We are living in the kingdom of the colour green. Green like dollars are the monetary policies, green like dollars are the development policies, green like dollars are the housing policies, green like dollars are the human development policies and environmental policies. That is why, faced with the new wave of crisis of the capitalist system, its ideologues have come out in favour of privatizing nature through the so-called green economy or green capitalism.
However, the recipes of the market, of liberalism, of privatization simply generate poverty and exclusion, hunger and marginalization.
The images that unfettered capitalism leaves to the world are sinister:
(a) More than 850 million hungry people in the world, almost 200 million more than those who existed 30 years ago;
(b) Life expectancy of the poorest in the world continues to be the same as it was in 1977, that is 44 years of age;
(c) Approximately 1.3 billion people live in conditions of poverty;
(d) There are close to 230 million unemployed in the world, 40 million more than there were 30 years ago;
(e) Finally, the developed countries annually waste 700 million tons of food, that is, three times more than what Sub-Saharan Africa produces in a year.

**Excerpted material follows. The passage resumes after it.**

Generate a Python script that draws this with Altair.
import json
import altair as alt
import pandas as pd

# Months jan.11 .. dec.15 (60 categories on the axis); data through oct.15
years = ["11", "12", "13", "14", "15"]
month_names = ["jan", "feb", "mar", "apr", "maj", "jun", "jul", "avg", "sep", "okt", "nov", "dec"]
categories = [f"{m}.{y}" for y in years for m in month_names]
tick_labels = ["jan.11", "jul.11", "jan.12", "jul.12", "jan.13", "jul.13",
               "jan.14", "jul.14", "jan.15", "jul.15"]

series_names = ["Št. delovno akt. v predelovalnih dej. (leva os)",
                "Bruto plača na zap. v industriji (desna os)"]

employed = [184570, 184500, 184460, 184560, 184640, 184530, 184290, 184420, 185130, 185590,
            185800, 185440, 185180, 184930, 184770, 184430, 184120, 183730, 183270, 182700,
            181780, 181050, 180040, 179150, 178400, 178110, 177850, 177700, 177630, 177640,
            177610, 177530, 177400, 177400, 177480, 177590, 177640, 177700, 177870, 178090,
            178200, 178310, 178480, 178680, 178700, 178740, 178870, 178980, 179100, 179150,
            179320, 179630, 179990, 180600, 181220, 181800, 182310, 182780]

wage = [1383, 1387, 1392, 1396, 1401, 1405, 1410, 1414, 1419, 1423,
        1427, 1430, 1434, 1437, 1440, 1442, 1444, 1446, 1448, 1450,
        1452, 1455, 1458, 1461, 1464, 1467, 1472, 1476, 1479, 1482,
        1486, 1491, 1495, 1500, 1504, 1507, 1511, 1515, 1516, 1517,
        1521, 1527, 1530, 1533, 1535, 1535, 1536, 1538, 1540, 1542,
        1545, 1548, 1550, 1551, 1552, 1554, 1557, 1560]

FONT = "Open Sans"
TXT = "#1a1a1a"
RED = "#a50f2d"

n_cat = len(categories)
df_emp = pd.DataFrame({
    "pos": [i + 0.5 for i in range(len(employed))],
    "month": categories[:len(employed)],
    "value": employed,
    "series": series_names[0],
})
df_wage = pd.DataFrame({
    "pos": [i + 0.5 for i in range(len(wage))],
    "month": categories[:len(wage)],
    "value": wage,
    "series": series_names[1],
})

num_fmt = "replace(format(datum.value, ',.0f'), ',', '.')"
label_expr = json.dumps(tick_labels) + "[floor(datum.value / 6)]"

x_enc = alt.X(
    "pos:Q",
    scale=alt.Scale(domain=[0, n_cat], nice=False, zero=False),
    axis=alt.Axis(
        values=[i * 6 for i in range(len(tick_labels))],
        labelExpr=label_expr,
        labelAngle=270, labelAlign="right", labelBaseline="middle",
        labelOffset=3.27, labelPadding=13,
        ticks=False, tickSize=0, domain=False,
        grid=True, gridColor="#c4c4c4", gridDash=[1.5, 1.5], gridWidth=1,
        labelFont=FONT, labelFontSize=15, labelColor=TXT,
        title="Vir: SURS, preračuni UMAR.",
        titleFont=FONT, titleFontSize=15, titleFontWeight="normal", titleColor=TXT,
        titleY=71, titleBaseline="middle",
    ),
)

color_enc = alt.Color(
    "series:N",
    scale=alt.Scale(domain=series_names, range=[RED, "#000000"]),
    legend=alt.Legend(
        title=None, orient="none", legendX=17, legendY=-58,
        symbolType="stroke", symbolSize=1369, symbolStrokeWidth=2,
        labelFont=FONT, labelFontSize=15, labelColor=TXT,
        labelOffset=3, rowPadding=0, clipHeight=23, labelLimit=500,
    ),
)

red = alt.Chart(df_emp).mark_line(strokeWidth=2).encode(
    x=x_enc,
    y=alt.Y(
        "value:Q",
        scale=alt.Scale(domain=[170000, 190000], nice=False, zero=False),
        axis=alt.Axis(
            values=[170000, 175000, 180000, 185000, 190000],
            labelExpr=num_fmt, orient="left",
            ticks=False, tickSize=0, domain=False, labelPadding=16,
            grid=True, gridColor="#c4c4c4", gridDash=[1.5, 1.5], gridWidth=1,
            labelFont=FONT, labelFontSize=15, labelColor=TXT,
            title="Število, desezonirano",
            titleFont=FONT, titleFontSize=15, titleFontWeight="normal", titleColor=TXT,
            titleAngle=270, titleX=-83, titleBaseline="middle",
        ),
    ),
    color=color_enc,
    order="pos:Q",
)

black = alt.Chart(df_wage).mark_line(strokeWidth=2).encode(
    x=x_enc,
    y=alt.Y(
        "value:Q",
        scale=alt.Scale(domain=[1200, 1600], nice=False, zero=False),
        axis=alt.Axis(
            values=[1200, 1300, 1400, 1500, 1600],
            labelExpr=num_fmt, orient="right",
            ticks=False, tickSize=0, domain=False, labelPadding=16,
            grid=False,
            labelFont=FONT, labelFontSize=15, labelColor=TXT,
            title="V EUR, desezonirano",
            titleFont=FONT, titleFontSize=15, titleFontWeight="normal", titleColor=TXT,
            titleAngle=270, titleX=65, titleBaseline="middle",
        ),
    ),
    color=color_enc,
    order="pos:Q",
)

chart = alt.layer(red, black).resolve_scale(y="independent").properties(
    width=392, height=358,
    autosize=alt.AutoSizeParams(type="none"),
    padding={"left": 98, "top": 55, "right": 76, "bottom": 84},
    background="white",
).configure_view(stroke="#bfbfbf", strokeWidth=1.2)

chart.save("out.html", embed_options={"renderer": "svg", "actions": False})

Among the structural causes of the global crisis of capitalism are the following:
(a) The accumulation and concentration of wealth in a few countries and in small privileged social groups,
(b) The concentration of capital in production and marketing of resources and goods that produce the quickest and greatest profit,
(c) Promotion of massive and excessive social consumption of products in the belief that to have more is to live better,
(d) Massive production of disposable products to enrich capital and increase the ecological footprint,
(e) Excessive and unsustainable extractivist productivist use of renewable and non-renewable natural resources at high environmental costs,
(f) Concentration of capital in processes of financial speculation for the purpose of generating quick and generous profits,
(g) Concentration of knowledge and technology in the rich countries and in the richest and most powerful social groups,
(h) Promotion of financial practices and extractive and commercial productive schemes that undermine the economy and sovereignty of states, particularly in the developing countries, monopolizing the control of natural resources and their earnings,
(i) Reduction of the role of states to that of weak regulators, converting large investors into managers of the property of others, and states and peoples into weak servants or partners with the myth that foreign investment can solve everything.
Sisters and brothers of the world: Capitalism has created a civilization that is wasteful, consumerist, exclusive, clientelist, a generator of opulence and misery. That is the pattern of life, production and consumption that we urgently need to transform.
The planet and humanity are in serious danger of extinction. The forests are in danger, biodiversity is in danger, the rivers and oceans are in danger and the earth is in danger. This beautiful human community that inhabits our Mother Earth is in danger owing to the climate crisis.
The causes of this climate crisis are directly related to the accumulation and concentration of wealth in a few countries and in small social groups; to massive, excessive and expensive consumption resulting from the belief that to have more is to live better; to pollutant production of disposable goods to enrich capital, increasing the ecological footprint; as well as the excessive and unsustainable extractive use for production of renewable and non-renewable natural resources at high environmental costs.
Sisters and brothers: The Plurinational State of Bolivia, echoing the voice of the world’s peoples, accepts an ethical obligation to the planet and advocates the need for human beings to recover a sense of unity and relevancy with Mother Earth.
We are in a crucial moment for the definition of the future of our planet. In our hands and in our consciousness lies the responsibility to agree on the road we are going to follow to guarantee the eradication of poverty, the distribution and redistribution of wealth, and the creation and strengthening of our social, material and spiritual conditions in order to live in harmony and equilibrium with nature.